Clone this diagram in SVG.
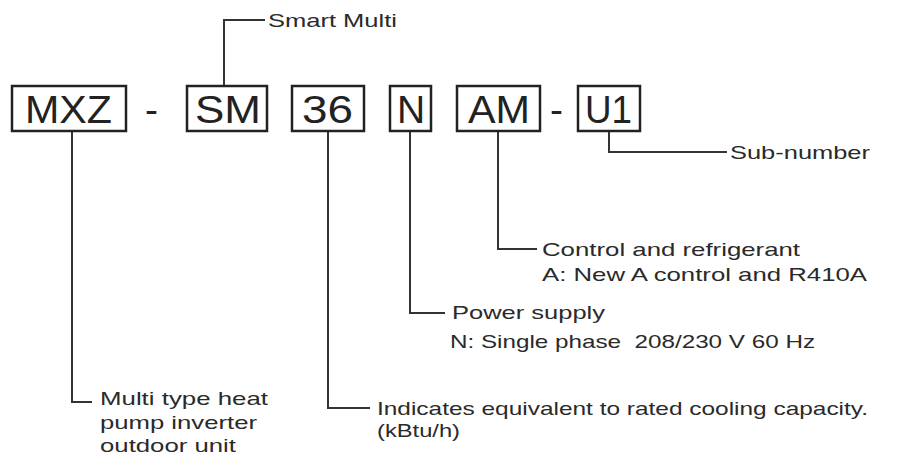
<svg xmlns="http://www.w3.org/2000/svg" width="898" height="465" viewBox="0 0 898 465">
<style>
.box{fill:none;stroke:#222;stroke-width:2.5}
.code{font-family:"Liberation Sans",Arial,sans-serif;font-size:39px;fill:#222;text-anchor:middle}
.lbl{font-family:"Liberation Sans",Arial,sans-serif;font-size:19px;fill:#2a2a2a}
.conn{fill:none;stroke:#333;stroke-width:2}
</style>
<rect width="898" height="465" fill="#fff"/>
<g id="connectors">
<path class="conn" d="M224 86V20H265"/>
<path class="conn" d="M72 131V402H92"/>
<path class="conn" d="M328 131V408H370"/>
<path class="conn" d="M410 131V313H445"/>
<path class="conn" d="M498 131V249H537"/>
<path class="conn" d="M609 131V152H727"/>
</g>
<g id="node-mxz">
<rect class="box" x="12" y="86" width="114" height="45"/>
<text class="code" x="68.5" y="123" textLength="87" lengthAdjust="spacingAndGlyphs">MXZ</text>
</g>
<g id="dash1"><text class="code" x="151.5" y="123">-</text></g>
<g id="node-sm">
<rect class="box" x="187" y="86" width="80" height="45"/>
<text class="code" x="228" y="123" textLength="66" lengthAdjust="spacingAndGlyphs">SM</text>
</g>
<g id="node-36">
<rect class="box" x="292" y="86" width="72" height="45"/>
<text class="code" x="327.5" y="123" textLength="51" lengthAdjust="spacingAndGlyphs">36</text>
</g>
<g id="node-n">
<rect class="box" x="390" y="86" width="41" height="45"/>
<text class="code" x="411" y="123">N</text>
</g>
<g id="node-am">
<rect class="box" x="457" y="86" width="83" height="45"/>
<text class="code" x="499" y="123" textLength="62" lengthAdjust="spacingAndGlyphs">AM</text>
</g>
<g id="dash2"><text class="code" x="556.5" y="123">-</text></g>
<g id="node-u1">
<rect class="box" x="578" y="86" width="62" height="45"/>
<text class="code" x="608.5" y="123" textLength="47" lengthAdjust="spacingAndGlyphs">U1</text>
</g>
<g id="label-smart">
<text class="lbl" x="268" y="27" textLength="129" lengthAdjust="spacingAndGlyphs">Smart Multi</text>
</g>
<g id="label-sub">
<text class="lbl" x="730" y="159" textLength="140" lengthAdjust="spacingAndGlyphs">Sub-number</text>
</g>
<g id="label-control">
<text class="lbl" x="542" y="256" textLength="258" lengthAdjust="spacingAndGlyphs">Control and refrigerant</text>
<text class="lbl" x="542" y="281" textLength="325" lengthAdjust="spacingAndGlyphs">A: New A control and R410A</text>
</g>
<g id="label-power">
<text class="lbl" x="452" y="319" textLength="153" lengthAdjust="spacingAndGlyphs">Power supply</text>
<text class="lbl" x="450" y="348" textLength="365" lengthAdjust="spacingAndGlyphs" xml:space="preserve">N: Single phase  208/230 V 60 Hz</text>
</g>
<g id="label-capacity">
<text class="lbl" x="377" y="415" textLength="491" lengthAdjust="spacingAndGlyphs">Indicates equivalent to rated cooling capacity.</text>
<text class="lbl" x="377" y="437" textLength="83" lengthAdjust="spacingAndGlyphs">(kBtu/h)</text>
</g>
<g id="label-multi">
<text class="lbl" x="100" y="405" textLength="168" lengthAdjust="spacingAndGlyphs">Multi type heat</text>
<text class="lbl" x="100" y="429" textLength="157" lengthAdjust="spacingAndGlyphs">pump inverter</text>
<text class="lbl" x="100" y="452" textLength="136" lengthAdjust="spacingAndGlyphs">outdoor unit</text>
</g>
</svg>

────────────────

Word for word, quote the lines above. Omit the pictures.

* Exercise result
Clone this diagram in SVG.
<svg xmlns="http://www.w3.org/2000/svg" width="898" height="465" viewBox="0 0 898 465">
<style>
.box{fill:none;stroke:#222;stroke-width:2.5}
.code{font-family:"Liberation Sans",Arial,sans-serif;font-size:39px;fill:#222;text-anchor:middle}
.lbl{font-family:"Liberation Sans",Arial,sans-serif;font-size:19px;fill:#2a2a2a}
.conn{fill:none;stroke:#333;stroke-width:2}
</style>
<rect width="898" height="465" fill="#fff"/>
<g id="connectors">
<path class="conn" d="M224 86V20H265"/>
<path class="conn" d="M72 131V402H92"/>
<path class="conn" d="M328 131V408H370"/>
<path class="conn" d="M410 131V313H445"/>
<path class="conn" d="M498 131V249H537"/>
<path class="conn" d="M609 131V152H727"/>
</g>
<g id="node-mxz">
<rect class="box" x="12" y="86" width="114" height="45"/>
<text class="code" x="68.5" y="123" textLength="87" lengthAdjust="spacingAndGlyphs">MXZ</text>
</g>
<g id="dash1"><text class="code" x="151.5" y="123">-</text></g>
<g id="node-sm">
<rect class="box" x="187" y="86" width="80" height="45"/>
<text class="code" x="228" y="123" textLength="66" lengthAdjust="spacingAndGlyphs">SM</text>
</g>
<g id="node-36">
<rect class="box" x="292" y="86" width="72" height="45"/>
<text class="code" x="327.5" y="123" textLength="51" lengthAdjust="spacingAndGlyphs">36</text>
</g>
<g id="node-n">
<rect class="box" x="390" y="86" width="41" height="45"/>
<text class="code" x="411" y="123">N</text>
</g>
<g id="node-am">
<rect class="box" x="457" y="86" width="83" height="45"/>
<text class="code" x="499" y="123" textLength="62" lengthAdjust="spacingAndGlyphs">AM</text>
</g>
<g id="dash2"><text class="code" x="556.5" y="123">-</text></g>
<g id="node-u1">
<rect class="box" x="578" y="86" width="62" height="45"/>
<text class="code" x="608.5" y="123" textLength="47" lengthAdjust="spacingAndGlyphs">U1</text>
</g>
<g id="label-smart">
<text class="lbl" x="268" y="27" textLength="129" lengthAdjust="spacingAndGlyphs">Smart Multi</text>
</g>
<g id="label-sub">
<text class="lbl" x="730" y="159" textLength="140" lengthAdjust="spacingAndGlyphs">Sub-number</text>
</g>
<g id="label-control">
<text class="lbl" x="542" y="256" textLength="258" lengthAdjust="spacingAndGlyphs">Control and refrigerant</text>
<text class="lbl" x="542" y="281" textLength="325" lengthAdjust="spacingAndGlyphs">A: New A control and R410A</text>
</g>
<g id="label-power">
<text class="lbl" x="452" y="319" textLength="153" lengthAdjust="spacingAndGlyphs">Power supply</text>
<text class="lbl" x="450" y="348" textLength="365" lengthAdjust="spacingAndGlyphs" xml:space="preserve">N: Single phase  208/230 V 60 Hz</text>
</g>
<g id="label-capacity">
<text class="lbl" x="377" y="415" textLength="491" lengthAdjust="spacingAndGlyphs">Indicates equivalent to rated cooling capacity.</text>
<text class="lbl" x="377" y="437" textLength="83" lengthAdjust="spacingAndGlyphs">(kBtu/h)</text>
</g>
<g id="label-multi">
<text class="lbl" x="100" y="405" textLength="168" lengthAdjust="spacingAndGlyphs">Multi type heat</text>
<text class="lbl" x="100" y="429" textLength="157" lengthAdjust="spacingAndGlyphs">pump inverter</text>
<text class="lbl" x="100" y="452" textLength="136" lengthAdjust="spacingAndGlyphs">outdoor unit</text>
</g>
</svg>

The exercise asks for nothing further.